## WHAT YOU SHOULD DO
Skip the pictures and extract all of the lines exactly as written.

## MATERIAL
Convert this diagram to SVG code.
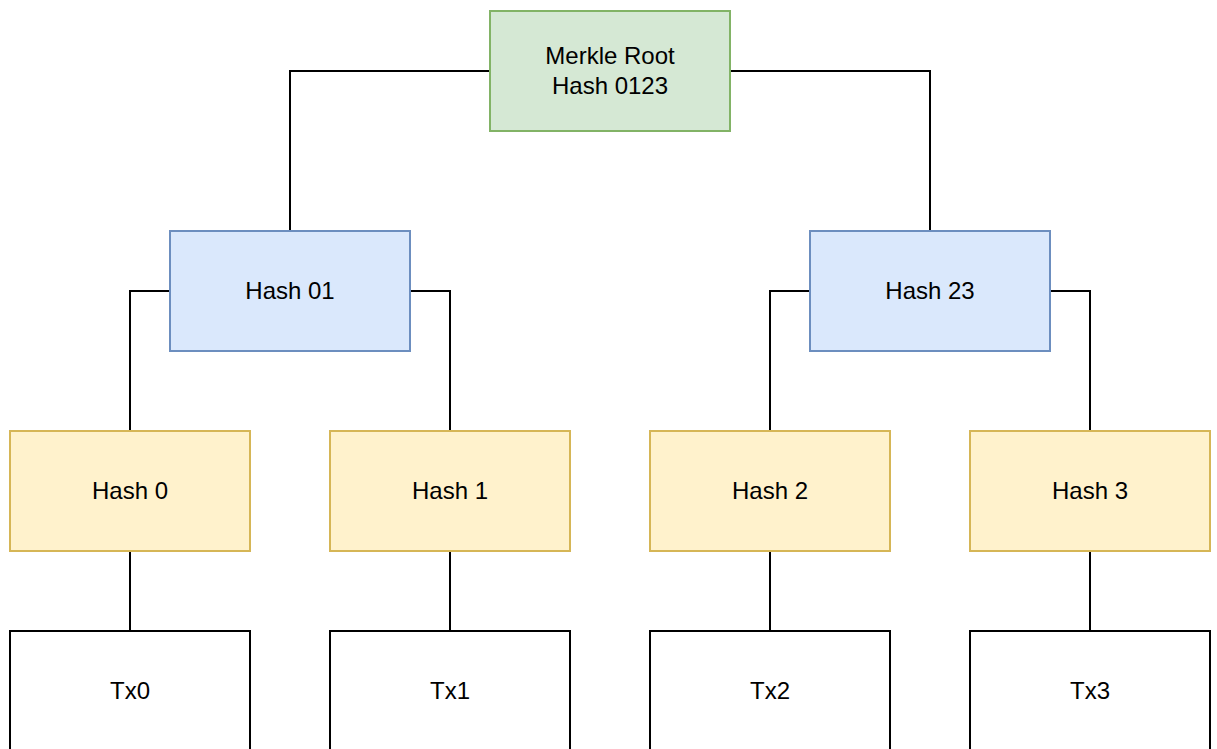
<svg xmlns="http://www.w3.org/2000/svg" width="1217" height="749" viewBox="0 0 1217 749">
  <style>
    .box { stroke-width: 2; }
    .root { fill: #d5e8d4; stroke: #82b366; }
    .mid { fill: #dae8fc; stroke: #6c8ebf; }
    .leaf { fill: #fff2cc; stroke: #d6b656; }
    .tx { fill: #ffffff; stroke: #000000; }
    .label { font-family: "Liberation Sans", Arial, Helvetica, sans-serif; font-size: 24px; fill: #000000; text-anchor: middle; }
    .edge { fill: none; stroke: #000000; stroke-width: 2; }
  </style>
  <rect width="1217" height="749" fill="#ffffff"/>

  <!-- connectors -->
  <g id="connectors">
    <path class="edge" d="M490 71 H290 V231"/>
    <path class="edge" d="M730 71 H930 V231"/>
    <path class="edge" d="M170 291 H130 V431"/>
    <path class="edge" d="M410 291 H450 V431"/>
    <path class="edge" d="M810 291 H770 V431"/>
    <path class="edge" d="M1050 291 H1090 V431"/>
    <path class="edge" d="M130 551 V631"/>
    <path class="edge" d="M450 551 V631"/>
    <path class="edge" d="M770 551 V631"/>
    <path class="edge" d="M1090 551 V631"/>
  </g>

  <!-- root -->
  <g id="merkle-root">
    <rect class="box root" x="490" y="11" width="240" height="120"/>
    <text class="label" x="610" y="64">Merkle Root</text>
    <text class="label" x="610" y="94">Hash 0123</text>
  </g>

  <!-- intermediate hashes -->
  <g id="hash01">
    <rect class="box mid" x="170" y="231" width="240" height="120"/>
    <text class="label" x="290" y="299">Hash 01</text>
  </g>
  <g id="hash23">
    <rect class="box mid" x="810" y="231" width="240" height="120"/>
    <text class="label" x="930" y="299">Hash 23</text>
  </g>

  <!-- leaf hashes -->
  <g id="hash0">
    <rect class="box leaf" x="10" y="431" width="240" height="120"/>
    <text class="label" x="130" y="499">Hash 0</text>
  </g>
  <g id="hash1">
    <rect class="box leaf" x="330" y="431" width="240" height="120"/>
    <text class="label" x="450" y="499">Hash 1</text>
  </g>
  <g id="hash2">
    <rect class="box leaf" x="650" y="431" width="240" height="120"/>
    <text class="label" x="770" y="499">Hash 2</text>
  </g>
  <g id="hash3">
    <rect class="box leaf" x="970" y="431" width="240" height="120"/>
    <text class="label" x="1090" y="499">Hash 3</text>
  </g>

  <!-- transactions -->
  <g id="tx0">
    <rect class="box tx" x="10" y="631" width="240" height="120"/>
    <text class="label" x="130" y="699">Tx0</text>
  </g>
  <g id="tx1">
    <rect class="box tx" x="330" y="631" width="240" height="120"/>
    <text class="label" x="450" y="699">Tx1</text>
  </g>
  <g id="tx2">
    <rect class="box tx" x="650" y="631" width="240" height="120"/>
    <text class="label" x="770" y="699">Tx2</text>
  </g>
  <g id="tx3">
    <rect class="box tx" x="970" y="631" width="240" height="120"/>
    <text class="label" x="1090" y="699">Tx3</text>
  </g>
</svg>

## ANSWER BELOW
Convert this diagram to SVG code.
<svg xmlns="http://www.w3.org/2000/svg" width="1217" height="749" viewBox="0 0 1217 749">
  <style>
    .box { stroke-width: 2; }
    .root { fill: #d5e8d4; stroke: #82b366; }
    .mid { fill: #dae8fc; stroke: #6c8ebf; }
    .leaf { fill: #fff2cc; stroke: #d6b656; }
    .tx { fill: #ffffff; stroke: #000000; }
    .label { font-family: "Liberation Sans", Arial, Helvetica, sans-serif; font-size: 24px; fill: #000000; text-anchor: middle; }
    .edge { fill: none; stroke: #000000; stroke-width: 2; }
  </style>
  <rect width="1217" height="749" fill="#ffffff"/>

  <!-- connectors -->
  <g id="connectors">
    <path class="edge" d="M490 71 H290 V231"/>
    <path class="edge" d="M730 71 H930 V231"/>
    <path class="edge" d="M170 291 H130 V431"/>
    <path class="edge" d="M410 291 H450 V431"/>
    <path class="edge" d="M810 291 H770 V431"/>
    <path class="edge" d="M1050 291 H1090 V431"/>
    <path class="edge" d="M130 551 V631"/>
    <path class="edge" d="M450 551 V631"/>
    <path class="edge" d="M770 551 V631"/>
    <path class="edge" d="M1090 551 V631"/>
  </g>

  <!-- root -->
  <g id="merkle-root">
    <rect class="box root" x="490" y="11" width="240" height="120"/>
    <text class="label" x="610" y="64">Merkle Root</text>
    <text class="label" x="610" y="94">Hash 0123</text>
  </g>

  <!-- intermediate hashes -->
  <g id="hash01">
    <rect class="box mid" x="170" y="231" width="240" height="120"/>
    <text class="label" x="290" y="299">Hash 01</text>
  </g>
  <g id="hash23">
    <rect class="box mid" x="810" y="231" width="240" height="120"/>
    <text class="label" x="930" y="299">Hash 23</text>
  </g>

  <!-- leaf hashes -->
  <g id="hash0">
    <rect class="box leaf" x="10" y="431" width="240" height="120"/>
    <text class="label" x="130" y="499">Hash 0</text>
  </g>
  <g id="hash1">
    <rect class="box leaf" x="330" y="431" width="240" height="120"/>
    <text class="label" x="450" y="499">Hash 1</text>
  </g>
  <g id="hash2">
    <rect class="box leaf" x="650" y="431" width="240" height="120"/>
    <text class="label" x="770" y="499">Hash 2</text>
  </g>
  <g id="hash3">
    <rect class="box leaf" x="970" y="431" width="240" height="120"/>
    <text class="label" x="1090" y="499">Hash 3</text>
  </g>

  <!-- transactions -->
  <g id="tx0">
    <rect class="box tx" x="10" y="631" width="240" height="120"/>
    <text class="label" x="130" y="699">Tx0</text>
  </g>
  <g id="tx1">
    <rect class="box tx" x="330" y="631" width="240" height="120"/>
    <text class="label" x="450" y="699">Tx1</text>
  </g>
  <g id="tx2">
    <rect class="box tx" x="650" y="631" width="240" height="120"/>
    <text class="label" x="770" y="699">Tx2</text>
  </g>
  <g id="tx3">
    <rect class="box tx" x="970" y="631" width="240" height="120"/>
    <text class="label" x="1090" y="699">Tx3</text>
  </g>
</svg>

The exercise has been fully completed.